Say you have a (linear or not) PDE equation in $\mathbb{R}^d$ in the form $$ \frac{\partial}{\partial t} \nu(t, x) = \mathcal{L} \nu (t, x) $$ and you want to solve it numerically, or at least compute some macroscopic quantities which depends on the solution, such as $$ a_t = \int_{\mathcal{D} \subset \mathbb{R}^d}{ f(x) \nu(t, x) }.$$

Standard methods such as Finite Volume method or Finite element method would require first to discretize the region of $\mathbb{R}^d$ on which you want to compute the solution. This does not scale well with the dimension $d$.

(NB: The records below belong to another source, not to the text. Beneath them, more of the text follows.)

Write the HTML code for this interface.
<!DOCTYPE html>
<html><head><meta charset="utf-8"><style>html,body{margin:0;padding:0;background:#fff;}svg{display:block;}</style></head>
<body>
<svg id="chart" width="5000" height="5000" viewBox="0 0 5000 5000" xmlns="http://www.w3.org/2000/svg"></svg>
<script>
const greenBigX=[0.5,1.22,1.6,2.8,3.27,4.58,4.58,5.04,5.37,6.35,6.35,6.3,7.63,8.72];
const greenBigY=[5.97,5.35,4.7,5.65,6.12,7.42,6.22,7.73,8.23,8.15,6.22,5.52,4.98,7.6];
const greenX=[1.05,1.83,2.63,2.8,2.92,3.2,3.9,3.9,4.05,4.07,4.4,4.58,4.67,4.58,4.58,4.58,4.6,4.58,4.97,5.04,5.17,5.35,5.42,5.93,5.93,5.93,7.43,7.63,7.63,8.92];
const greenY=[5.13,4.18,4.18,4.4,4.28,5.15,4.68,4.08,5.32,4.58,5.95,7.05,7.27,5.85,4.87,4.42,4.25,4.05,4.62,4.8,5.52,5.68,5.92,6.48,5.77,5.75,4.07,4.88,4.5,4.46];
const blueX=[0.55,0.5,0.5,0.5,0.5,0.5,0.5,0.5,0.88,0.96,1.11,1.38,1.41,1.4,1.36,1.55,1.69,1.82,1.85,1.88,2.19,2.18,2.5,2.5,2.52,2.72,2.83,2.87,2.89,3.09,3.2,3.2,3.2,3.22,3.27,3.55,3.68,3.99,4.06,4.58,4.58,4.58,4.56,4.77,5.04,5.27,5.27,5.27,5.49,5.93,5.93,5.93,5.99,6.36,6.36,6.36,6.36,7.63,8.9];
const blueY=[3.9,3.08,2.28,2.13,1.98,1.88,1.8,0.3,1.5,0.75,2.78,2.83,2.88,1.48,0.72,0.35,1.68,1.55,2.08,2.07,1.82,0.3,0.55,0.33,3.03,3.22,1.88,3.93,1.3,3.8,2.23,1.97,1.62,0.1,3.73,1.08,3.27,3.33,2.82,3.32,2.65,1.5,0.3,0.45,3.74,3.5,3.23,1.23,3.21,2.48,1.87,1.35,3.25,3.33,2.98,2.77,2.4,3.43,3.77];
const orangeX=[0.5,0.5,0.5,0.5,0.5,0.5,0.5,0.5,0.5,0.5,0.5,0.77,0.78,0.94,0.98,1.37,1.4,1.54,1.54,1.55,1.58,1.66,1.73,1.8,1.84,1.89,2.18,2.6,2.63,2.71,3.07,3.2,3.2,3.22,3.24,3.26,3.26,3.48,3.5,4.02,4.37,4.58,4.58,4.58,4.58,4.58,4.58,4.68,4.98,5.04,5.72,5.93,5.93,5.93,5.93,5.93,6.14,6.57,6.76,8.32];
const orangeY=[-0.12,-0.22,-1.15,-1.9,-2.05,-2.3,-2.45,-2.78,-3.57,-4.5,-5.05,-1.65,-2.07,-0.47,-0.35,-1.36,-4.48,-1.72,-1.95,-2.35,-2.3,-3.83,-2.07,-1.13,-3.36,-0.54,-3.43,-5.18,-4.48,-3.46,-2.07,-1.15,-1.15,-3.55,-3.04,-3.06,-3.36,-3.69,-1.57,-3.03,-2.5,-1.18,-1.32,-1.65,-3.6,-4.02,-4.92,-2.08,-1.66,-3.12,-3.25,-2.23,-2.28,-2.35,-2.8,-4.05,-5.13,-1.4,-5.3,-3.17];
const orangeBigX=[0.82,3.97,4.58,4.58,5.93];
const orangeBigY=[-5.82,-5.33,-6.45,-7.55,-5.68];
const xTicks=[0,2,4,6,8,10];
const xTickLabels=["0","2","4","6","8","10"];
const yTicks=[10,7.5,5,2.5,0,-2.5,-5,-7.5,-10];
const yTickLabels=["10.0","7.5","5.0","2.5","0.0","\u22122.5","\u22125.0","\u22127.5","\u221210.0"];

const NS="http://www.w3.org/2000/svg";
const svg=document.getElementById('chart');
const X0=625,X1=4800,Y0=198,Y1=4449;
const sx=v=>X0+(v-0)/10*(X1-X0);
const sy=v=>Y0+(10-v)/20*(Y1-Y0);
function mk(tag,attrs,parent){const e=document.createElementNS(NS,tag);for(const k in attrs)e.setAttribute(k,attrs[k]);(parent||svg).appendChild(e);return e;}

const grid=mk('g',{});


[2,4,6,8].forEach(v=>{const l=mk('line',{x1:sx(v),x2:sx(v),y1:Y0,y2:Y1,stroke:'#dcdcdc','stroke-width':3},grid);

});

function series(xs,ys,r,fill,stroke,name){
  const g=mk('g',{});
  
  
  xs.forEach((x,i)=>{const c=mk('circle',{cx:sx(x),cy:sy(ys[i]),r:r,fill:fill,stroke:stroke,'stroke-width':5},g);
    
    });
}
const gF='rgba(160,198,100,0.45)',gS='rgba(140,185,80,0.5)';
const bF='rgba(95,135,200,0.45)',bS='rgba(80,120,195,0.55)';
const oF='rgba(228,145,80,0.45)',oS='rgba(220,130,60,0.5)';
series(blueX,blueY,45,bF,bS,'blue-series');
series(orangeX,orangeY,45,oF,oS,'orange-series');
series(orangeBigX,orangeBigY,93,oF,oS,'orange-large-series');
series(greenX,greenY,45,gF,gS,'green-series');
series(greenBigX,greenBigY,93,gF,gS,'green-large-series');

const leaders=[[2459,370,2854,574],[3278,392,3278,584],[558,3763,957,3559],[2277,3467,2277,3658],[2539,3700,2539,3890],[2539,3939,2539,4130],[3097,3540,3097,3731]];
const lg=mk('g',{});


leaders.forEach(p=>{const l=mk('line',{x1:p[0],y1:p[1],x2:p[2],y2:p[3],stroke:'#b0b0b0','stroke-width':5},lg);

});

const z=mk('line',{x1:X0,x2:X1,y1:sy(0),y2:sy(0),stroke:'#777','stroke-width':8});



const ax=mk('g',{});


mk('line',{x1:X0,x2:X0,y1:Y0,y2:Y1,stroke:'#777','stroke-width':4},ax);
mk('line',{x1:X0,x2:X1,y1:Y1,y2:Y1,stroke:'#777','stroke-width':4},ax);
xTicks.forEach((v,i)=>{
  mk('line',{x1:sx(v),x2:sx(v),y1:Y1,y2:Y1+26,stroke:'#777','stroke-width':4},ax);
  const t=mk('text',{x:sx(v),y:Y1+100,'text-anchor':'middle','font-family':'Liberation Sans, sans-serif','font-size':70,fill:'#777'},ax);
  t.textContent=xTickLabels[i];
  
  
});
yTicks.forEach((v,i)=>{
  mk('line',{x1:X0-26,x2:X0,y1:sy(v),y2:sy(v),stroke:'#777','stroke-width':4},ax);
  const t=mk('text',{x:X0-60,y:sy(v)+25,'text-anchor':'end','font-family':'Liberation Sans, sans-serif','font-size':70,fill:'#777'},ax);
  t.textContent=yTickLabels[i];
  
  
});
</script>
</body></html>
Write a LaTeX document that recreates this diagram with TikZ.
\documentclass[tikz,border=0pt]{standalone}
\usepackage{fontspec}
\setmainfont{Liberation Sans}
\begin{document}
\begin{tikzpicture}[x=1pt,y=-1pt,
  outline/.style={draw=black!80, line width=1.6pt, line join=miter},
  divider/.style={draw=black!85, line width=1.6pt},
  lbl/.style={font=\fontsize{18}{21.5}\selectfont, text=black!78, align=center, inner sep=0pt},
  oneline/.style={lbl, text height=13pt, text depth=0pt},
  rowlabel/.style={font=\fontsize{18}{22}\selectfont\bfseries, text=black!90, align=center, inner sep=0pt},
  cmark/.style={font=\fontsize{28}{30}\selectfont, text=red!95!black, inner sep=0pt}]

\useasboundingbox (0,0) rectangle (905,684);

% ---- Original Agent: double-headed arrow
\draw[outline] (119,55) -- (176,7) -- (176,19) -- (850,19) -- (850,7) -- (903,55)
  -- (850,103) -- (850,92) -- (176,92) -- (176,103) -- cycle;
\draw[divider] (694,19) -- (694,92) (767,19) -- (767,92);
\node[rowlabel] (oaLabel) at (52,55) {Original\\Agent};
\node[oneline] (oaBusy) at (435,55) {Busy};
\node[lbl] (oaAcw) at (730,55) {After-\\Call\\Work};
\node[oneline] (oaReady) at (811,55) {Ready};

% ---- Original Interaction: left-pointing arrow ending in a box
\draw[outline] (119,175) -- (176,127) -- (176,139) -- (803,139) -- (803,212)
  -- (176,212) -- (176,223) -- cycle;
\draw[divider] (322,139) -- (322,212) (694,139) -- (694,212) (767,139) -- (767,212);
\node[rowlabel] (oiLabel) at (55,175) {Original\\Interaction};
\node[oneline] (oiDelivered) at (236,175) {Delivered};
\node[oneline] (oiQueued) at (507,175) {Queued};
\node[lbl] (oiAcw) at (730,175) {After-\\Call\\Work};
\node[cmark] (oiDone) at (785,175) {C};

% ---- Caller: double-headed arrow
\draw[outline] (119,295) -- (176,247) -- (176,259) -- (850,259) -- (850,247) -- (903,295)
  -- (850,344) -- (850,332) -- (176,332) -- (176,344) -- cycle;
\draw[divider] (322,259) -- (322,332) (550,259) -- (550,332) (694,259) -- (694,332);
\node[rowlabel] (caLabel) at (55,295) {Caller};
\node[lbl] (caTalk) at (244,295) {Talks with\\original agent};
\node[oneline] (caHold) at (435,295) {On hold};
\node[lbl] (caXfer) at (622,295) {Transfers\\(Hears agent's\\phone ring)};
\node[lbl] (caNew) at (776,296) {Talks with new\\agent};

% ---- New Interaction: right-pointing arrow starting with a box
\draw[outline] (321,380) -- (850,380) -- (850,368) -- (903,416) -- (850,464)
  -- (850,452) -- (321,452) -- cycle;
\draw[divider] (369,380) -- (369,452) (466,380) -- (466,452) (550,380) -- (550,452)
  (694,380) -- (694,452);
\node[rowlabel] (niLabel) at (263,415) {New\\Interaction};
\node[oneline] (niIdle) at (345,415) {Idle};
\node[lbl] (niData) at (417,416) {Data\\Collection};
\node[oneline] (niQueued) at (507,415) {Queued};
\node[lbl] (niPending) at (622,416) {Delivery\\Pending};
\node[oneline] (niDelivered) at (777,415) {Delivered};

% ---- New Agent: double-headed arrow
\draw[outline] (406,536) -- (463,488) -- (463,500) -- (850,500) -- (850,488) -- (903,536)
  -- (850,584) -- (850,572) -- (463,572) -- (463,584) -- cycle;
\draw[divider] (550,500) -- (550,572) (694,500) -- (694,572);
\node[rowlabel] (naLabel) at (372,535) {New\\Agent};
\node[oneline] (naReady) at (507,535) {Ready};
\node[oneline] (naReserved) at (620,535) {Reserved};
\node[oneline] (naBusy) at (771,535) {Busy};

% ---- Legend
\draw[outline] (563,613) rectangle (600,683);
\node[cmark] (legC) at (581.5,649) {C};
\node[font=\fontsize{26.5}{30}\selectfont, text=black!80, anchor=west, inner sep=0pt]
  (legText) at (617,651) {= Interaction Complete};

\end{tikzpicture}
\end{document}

Now assume you can find a probabilistic interpretation of the PDE in the sense that you find a stochastic process $(X_t)$ such that the law of $X_t$ is a solution of your PDE (sometimes called the Fokker-Planck PDE associated to the process): $$\forall t \geq 0,\quad \mathcal{L}(X_t)(dx) = \nu(t, x) dx.$$

Then, it holds that $$ a_t = \mathbb{E} f(X_t), $$ and then you can compute $a_t$ using Monte-Carlos method, by first simulating i.i.d. trajectories $(X^i_t)$ and using the approximation $$ a_t \approx \frac{1}{N} \sum_{k= 1}^N {f(X^i_t)}.$$

The advantage of this method is that it is usually independent of the dimension of the problem (as long as the probabilistic interpretation of the PDE behaves nicely in large $d$, - that is $\text{Var} f(X_t)$ behaves reasonably well with $d$) and consequently scale well with $d$. However for small $d$ the method is usually not competitive with standard numerical PDE techniques. Also you have to find a probabilistic interpretation of the PDE, which is not always possible.

Answer 2

Yes, the central limit theorem does give a (probabilistic) rate of convergence. Using the notation of the linked Wikipedia article you have $$ \sqrt{n}\left(S_n - \mu\right)\ \xrightarrow{d}\ N\left(0,\sigma^2\right). $$ This means, that the rate of convergence is $O(1/\sqrt{n})$. If you don't see this from the formula directly, think of the limit being a good approximation for large $n$, then you obtain: $$ S_n - \mu\ \stackrel{\rm approx.}{\sim}\ N\left(0,\frac{\sigma^2}{n}\right), $$ which means that the standard deviation of the empirical mean $S_n$ from the true mean $\mu$ is approximately $\sigma/\sqrt{n}$ for large $n$.